Scuffles broke out Tuesday at an anti-government rally in the ultra-Orthodox city of Bnei Brak as some residents hurled objects at the protesters and cursed them.
The small protest was held near the home of United Torah Judaism MK Moshe Gafni, a top coalition leader, as part of ongoing demonstrations against the right-religious coalition’s plans to radically overhaul the judicial system.
The demonstrators waved Israeli flags, held signs and played drums, while some of the counter-protesters had a banner that read, “leftists are traitors.”
“The left has left Judaism,” they chanted.
Eggs, fireworks and other objects were hurled at some of the protesters.
Police said a suspect was arrested for macing an officer, who was treated at the scene.
Video appeared to show an ultra-Orthodox man pepper spraying the policeman, who was dressed in civilian clothes, after scuffling with him.
מה שתראו בבני ברק לא תראו בתל אביב.
יש עמי אשד אחד לבני ברק ועמי אשד אחר לתל אביב. pic.twitter.com/ScgKC9w93J
— אריאל אלחרר (@ariel_elharar_) March 14, 2023
A number of roads in the area were closed as a result of the protest, after which a group of counter-demonstrators blocked nearby Route 4, a major highway.
According to police, the group, which number around 200, threw trash cans and other objects onto the road, before officers cleared them away.
“The meager turnout for the demonstration tonight across from my house proves that the protest organizers have lost the battle,” Gafni wrote on Twitter. “Even their side is repulsed by the incitement and disruption to the lives of millions of Israeli citizens.”
The protest appeared to be the first at the home of a lawmaker from United Torah Judaism or the fellow ultra-Orthodox Shas party. Opponents of the overhaul have been holding demonstrations outside the homes of lawmakers in Prime Minister Benjamin Netanyahu’s Likud party, including Tuesday night, when several hundred rallied near MK Yuli Edelstein’s house in Herzliya.

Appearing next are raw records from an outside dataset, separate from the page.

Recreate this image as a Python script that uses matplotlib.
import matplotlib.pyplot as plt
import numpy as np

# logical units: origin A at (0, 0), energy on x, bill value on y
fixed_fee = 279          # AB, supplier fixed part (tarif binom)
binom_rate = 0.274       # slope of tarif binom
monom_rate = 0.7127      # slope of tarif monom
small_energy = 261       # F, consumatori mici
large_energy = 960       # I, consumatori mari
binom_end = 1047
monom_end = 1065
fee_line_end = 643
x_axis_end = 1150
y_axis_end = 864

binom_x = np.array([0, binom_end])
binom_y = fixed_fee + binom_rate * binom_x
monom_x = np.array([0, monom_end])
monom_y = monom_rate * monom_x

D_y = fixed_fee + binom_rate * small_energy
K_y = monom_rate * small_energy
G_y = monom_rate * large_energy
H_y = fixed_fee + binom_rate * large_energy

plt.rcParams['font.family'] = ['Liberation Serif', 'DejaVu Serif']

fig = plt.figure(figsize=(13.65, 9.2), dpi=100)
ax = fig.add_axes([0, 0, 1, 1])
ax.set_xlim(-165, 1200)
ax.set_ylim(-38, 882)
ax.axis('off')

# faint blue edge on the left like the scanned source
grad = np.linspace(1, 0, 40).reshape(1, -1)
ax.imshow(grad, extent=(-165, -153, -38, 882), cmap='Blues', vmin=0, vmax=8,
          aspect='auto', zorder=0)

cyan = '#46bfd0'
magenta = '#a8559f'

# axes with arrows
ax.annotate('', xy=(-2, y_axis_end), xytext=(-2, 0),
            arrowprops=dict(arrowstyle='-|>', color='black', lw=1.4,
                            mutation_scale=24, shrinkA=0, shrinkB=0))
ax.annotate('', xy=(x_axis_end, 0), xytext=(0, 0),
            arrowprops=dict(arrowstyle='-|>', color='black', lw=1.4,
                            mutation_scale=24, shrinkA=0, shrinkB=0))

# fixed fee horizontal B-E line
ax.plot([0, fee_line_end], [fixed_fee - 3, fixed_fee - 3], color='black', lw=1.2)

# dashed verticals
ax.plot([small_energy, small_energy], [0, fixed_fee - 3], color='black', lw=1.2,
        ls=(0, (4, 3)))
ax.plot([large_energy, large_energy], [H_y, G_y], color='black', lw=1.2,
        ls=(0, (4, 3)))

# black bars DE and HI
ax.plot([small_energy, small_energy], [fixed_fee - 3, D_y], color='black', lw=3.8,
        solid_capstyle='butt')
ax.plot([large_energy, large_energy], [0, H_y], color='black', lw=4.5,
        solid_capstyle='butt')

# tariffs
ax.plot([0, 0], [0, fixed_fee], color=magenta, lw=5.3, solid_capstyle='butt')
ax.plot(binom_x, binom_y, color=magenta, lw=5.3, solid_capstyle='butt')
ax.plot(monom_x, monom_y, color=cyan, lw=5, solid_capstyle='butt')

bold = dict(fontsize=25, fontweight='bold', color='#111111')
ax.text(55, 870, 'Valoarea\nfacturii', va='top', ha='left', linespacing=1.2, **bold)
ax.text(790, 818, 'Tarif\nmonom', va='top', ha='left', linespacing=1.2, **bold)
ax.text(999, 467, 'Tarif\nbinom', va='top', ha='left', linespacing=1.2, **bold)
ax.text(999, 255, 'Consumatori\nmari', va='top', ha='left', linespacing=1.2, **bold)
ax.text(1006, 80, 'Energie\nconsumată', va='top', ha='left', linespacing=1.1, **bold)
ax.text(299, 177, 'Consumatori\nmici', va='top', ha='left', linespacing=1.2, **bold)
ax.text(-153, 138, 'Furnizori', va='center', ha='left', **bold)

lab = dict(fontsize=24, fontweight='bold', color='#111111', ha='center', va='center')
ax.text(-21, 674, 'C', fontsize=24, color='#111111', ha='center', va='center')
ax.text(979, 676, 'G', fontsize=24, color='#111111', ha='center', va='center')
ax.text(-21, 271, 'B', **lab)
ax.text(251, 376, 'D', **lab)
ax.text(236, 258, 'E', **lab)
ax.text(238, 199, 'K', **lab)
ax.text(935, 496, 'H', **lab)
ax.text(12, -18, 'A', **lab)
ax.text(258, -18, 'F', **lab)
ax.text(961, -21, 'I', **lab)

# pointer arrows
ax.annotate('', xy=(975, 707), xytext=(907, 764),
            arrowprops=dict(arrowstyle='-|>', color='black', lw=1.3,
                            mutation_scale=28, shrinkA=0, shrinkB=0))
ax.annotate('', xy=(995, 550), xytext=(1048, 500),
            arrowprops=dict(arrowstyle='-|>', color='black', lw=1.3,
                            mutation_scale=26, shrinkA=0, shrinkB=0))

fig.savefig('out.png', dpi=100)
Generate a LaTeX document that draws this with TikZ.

The protests have swelled in the 10 weeks as the government has moved forward with legislation to increase political power at the expense of the judiciary, with hundreds of thousands of Israelis taking to the streets on succeeding Saturdays to demonstrate under the banner of protecting Israeli democracy.
The coalition has brushed off ever-multiplying warnings by economists, jurists, diplomats and top former security officials of potentially dire consequences for Israel’s social cohesion, security, world standing and economy.
Proponents of the proposed changes argue they “correct” the balance of power between elected officials and an activist judiciary. Critics and growing mass protest movements decry the move as stripping judicial independence and eroding democracy, leaving almost all power in the hands of the elected political majority.